Befassen sich Medien oder öffentliche Diskussionen mit dem Irak, geht es oft um Krieg, Islamismus, Terror oder Verfolgung. Die Themenfelder sind größtenteils abgesteckt. Es sei so, als gebe es dort nur Männer, schreibt die irakische Autorin Chalat Saeed. „Frauen sind unsichtbar. Frauenrechte gibt es nicht. Frauen sind nicht etwa Bürger zweiter Klasse – nein, sie sind nicht bessergestellt als Haustiere“, schildert sie in ihrem Buch „Ich wähle die Freiheit: Wie ich Zwangsehe und Unterdrückung überlebte und neue Hoffnung fand“. Dieses ist kürzlich im Adeo-Verlag erschienen.
Mit dem Werk will Saeed gemeinsam mit Martin Redies dem Leser ein Fenster öffnen und ihn hineinschauen lassen in ihr irakisches Leben „wie in ein Nachbarhaus, dessen Fenster normalerweise fest von innen verschlossen ist“. Und so erzählt sie von einem Leben als quasi unsichtbare Frau im Irak. Sie stammt aus einer kurdischen Familie, ihr geliebter Vater verstarb zeitig. Früh wurde sie aus der Schule genommen, als Vierzehnjährige musste sie einen älteren Mann heiraten – ein radikaler Muslim mit Verbindungen zur Terrorgruppe „Islamischer Staat“. Er misshandelte sie und sperrte sie ein.
Scheidung wegen häuslicher Gewalt erst in Deutschland
Das Paar bekommt zwei Töchter. Weil sie ihre Kinder nicht verlieren will, erwägt Saeed erst keine Trennung. Doch ihr Lebensweg wendet sich, und so wird aus dem unterdrückten Mädchen eine mutige Mutter. Später lässt sie sich in Deutschland von ihrem Mann wegen häuslicher Gewalt scheiden.
Saeed kommt zum Glauben an Jesus. Diese Entwicklung reißt die Autorin in dem Buch an. Doch leider erfährt der Leser über ihren Weg zum christlichen Glauben nur wenig. Zudem wäre es spannend gewesen, mehr über ihre Flucht aus dem Irak zu lesen. Die Autorin kündigt an, dass ihre Tochter Nigin über diese Erlebnisse ein eigenes Buch schreiben will.
Buch gibt unterdrückten Frauen eine Stimme
Auf acht Seiten am Ende der Publikation gewährt die Autorin dem Leser einen Einblick ins Familienfotoalbum. Darin sind sowohl Bilder von Saeed und ihren Töchtern Nigin und Niga aus dem Irak als auch aus Deutschland zu sehen. Auf den farbigen Seiten findet sich zudem eine Karte mit den kurdischen Gebieten im Nahen Osten.

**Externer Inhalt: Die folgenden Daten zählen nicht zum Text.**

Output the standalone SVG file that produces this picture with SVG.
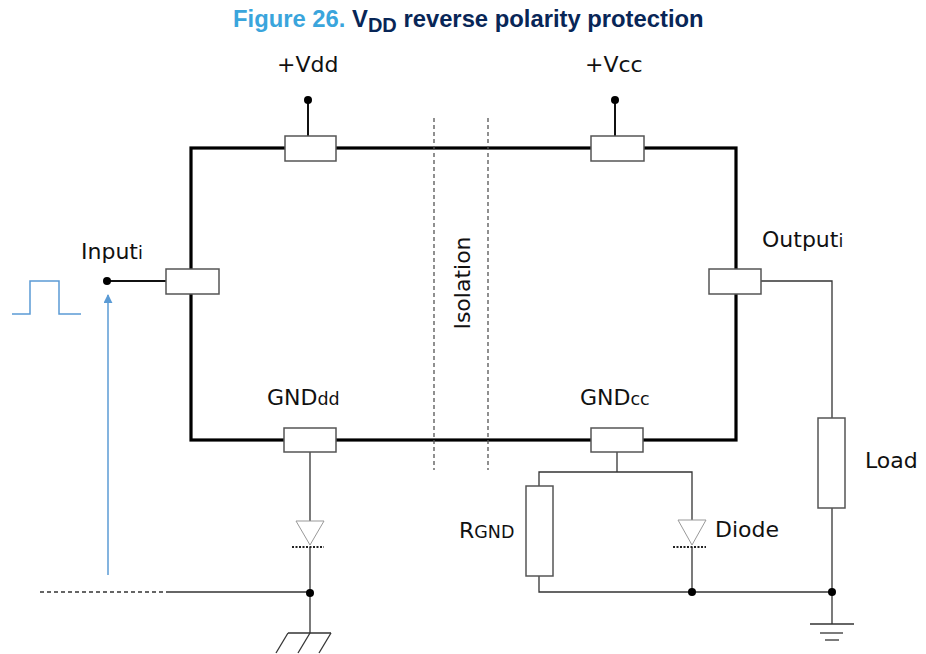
<svg xmlns="http://www.w3.org/2000/svg" width="926" height="654" viewBox="0 0 926 654">
<style>
.lbl{font-family:"DejaVu Sans",sans-serif;font-size:22px;fill:#111}
.sub{font-size:17.5px}
.box{fill:#fff;stroke:#555;stroke-width:1.5}
.main{fill:none;stroke:#000;stroke-width:3.2}
.pin{fill:none;stroke:#111;stroke-width:2}
.wire{fill:none;stroke:#333;stroke-width:1.3}
.dot{fill:#000}
.iso{stroke:#555;stroke-width:1.3;stroke-dasharray:4 3}
.diode{fill:#fff;stroke:#999;stroke-width:1}
.bar{stroke:#222;stroke-width:2;stroke-dasharray:2 1.5}
</style>
<defs>
<marker id="arr" viewBox="0 0 10 10" refX="9" refY="5" markerWidth="9" markerHeight="9" markerUnits="userSpaceOnUse" orient="auto">
<path d="M0,0 L10,5 L0,10 z" fill="#5b9bd5"/>
</marker>
</defs>
<rect width="926" height="654" fill="#fff"/>
<text x="233" y="27" font-family="Liberation Sans,Arial,sans-serif" font-weight="bold" font-size="23.8"><tspan fill="#3aa5dc">Figure 26. </tspan><tspan fill="#082657">V</tspan><tspan fill="#082657" font-size="20" dy="5">DD</tspan><tspan fill="#082657" dy="-5"> reverse polarity protection</tspan></text>

<g id="connectors">
<rect x="191" y="148" width="545" height="292" class="main"/>
<line x1="434" y1="118" x2="434" y2="470" class="iso"/>
<line x1="488" y1="118" x2="488" y2="470" class="iso"/>
<line x1="308" y1="100" x2="308" y2="136" class="pin"/>
<line x1="615" y1="100" x2="615" y2="136" class="pin"/>
<line x1="107" y1="281" x2="166" y2="281" class="pin"/>
<polyline points="761,281 832,281 832,418" class="wire"/>
<polyline points="832,508 832,624" class="wire"/>
<line x1="810" y1="624" x2="854" y2="624" class="wire"/>
<line x1="820" y1="633" x2="843" y2="633" class="wire"/>
<line x1="825" y1="640" x2="839" y2="640" class="wire"/>
<line x1="617" y1="452" x2="617" y2="472" class="wire"/>
<polyline points="539,486 539,472 692,472 692,520" class="wire"/>
<polyline points="539,576 539,592 832,592" class="wire"/>
<line x1="692" y1="547" x2="692" y2="592" class="wire"/>
<line x1="310" y1="452" x2="310" y2="521" class="wire"/>
<line x1="310" y1="547" x2="310" y2="633" class="wire"/>
<line x1="166" y1="592" x2="310" y2="592" class="wire"/>
<line x1="40" y1="592" x2="166" y2="592" stroke="#333" stroke-width="1.3" stroke-dasharray="4 3"/>
<line x1="288" y1="633" x2="331" y2="633" class="wire"/>
<line x1="288" y1="633" x2="276" y2="653" class="wire"/>
<line x1="310" y1="633" x2="298" y2="653" class="wire"/>
<line x1="331" y1="633" x2="319" y2="653" class="wire"/>
<polyline points="12,314 30,314 30,281 59,281 59,314 81,314" fill="none" stroke="#5b9bd5" stroke-width="1.5"/>
<line x1="108" y1="575" x2="108" y2="295" stroke="#5b9bd5" stroke-width="1.5" marker-end="url(#arr)"/>
<circle cx="308" cy="100" r="4" class="dot"/>
<circle cx="615" cy="100" r="4" class="dot"/>
<circle cx="107" cy="281" r="4" class="dot"/>
<circle cx="310" cy="593" r="4" class="dot"/>
<circle cx="692" cy="592" r="4" class="dot"/>
<circle cx="832" cy="592" r="4" class="dot"/>
</g>

<g id="vdd"><rect x="285" y="136" width="51" height="25" class="box"/><text x="277" y="72" class="lbl">+Vdd</text></g>
<g id="vcc"><rect x="591" y="136" width="53" height="25" class="box"/><text x="585" y="72" class="lbl">+Vcc</text></g>
<g id="input"><rect x="166" y="269" width="53" height="25" class="box"/><text x="81" y="259" class="lbl">Input<tspan class="sub">i</tspan></text></g>
<g id="output"><rect x="709" y="269" width="52" height="25" class="box"/><text x="762" y="247" class="lbl">Output<tspan class="sub">i</tspan></text></g>
<g id="gnddd"><rect x="284" y="428" width="52" height="24" class="box"/><text x="267" y="405" class="lbl">GND<tspan class="sub">dd</tspan></text></g>
<g id="gndcc"><rect x="591" y="428" width="52" height="24" class="box"/><text x="580" y="405" class="lbl">GND<tspan class="sub">cc</tspan></text></g>
<g id="isolation"><text transform="translate(470,283) rotate(-90)" text-anchor="middle" class="lbl" font-size="23">Isolation</text></g>
<g id="load"><rect x="818" y="418" width="27" height="90" class="box"/><text x="865" y="468" class="lbl">Load</text></g>
<g id="rgnd"><rect x="526" y="486" width="27" height="90" class="box"/><text x="459" y="538" class="lbl">R<tspan class="sub">GND</tspan></text></g>
<g id="diode"><polygon points="678,520 706,520 692,545" class="diode"/><line x1="673" y1="547" x2="706" y2="547" class="bar"/><text x="715" y="537" class="lbl">Diode</text></g>
<g id="diode-gnd"><polygon points="296,521 324,521 310,545" class="diode"/><line x1="292" y1="547" x2="324" y2="547" class="bar"/></g>
</svg>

Die Sprache in „Ich wähle die Freiheit“ ist einfach gehalten. Im Schreibstil überwiegen Dialoge. Eine Frage drängt sich beim Lesen auf: Wie konnte sich Saeed zahlreiche Unterhaltungen genau merken, die viele Jahre zurückliegen? Das Buch berührt und schockiert zugleich. Es macht betroffen und führt einmal mehr vor Augen, dass das, was in Deutschland und Europa für Frauen selbstverständlich ist, in anderen Ländern unvorstellbar bleibt. „Ich wähle die Freiheit“ gibt Millionen von unterdrückten Frauen im Irak eine Stimme.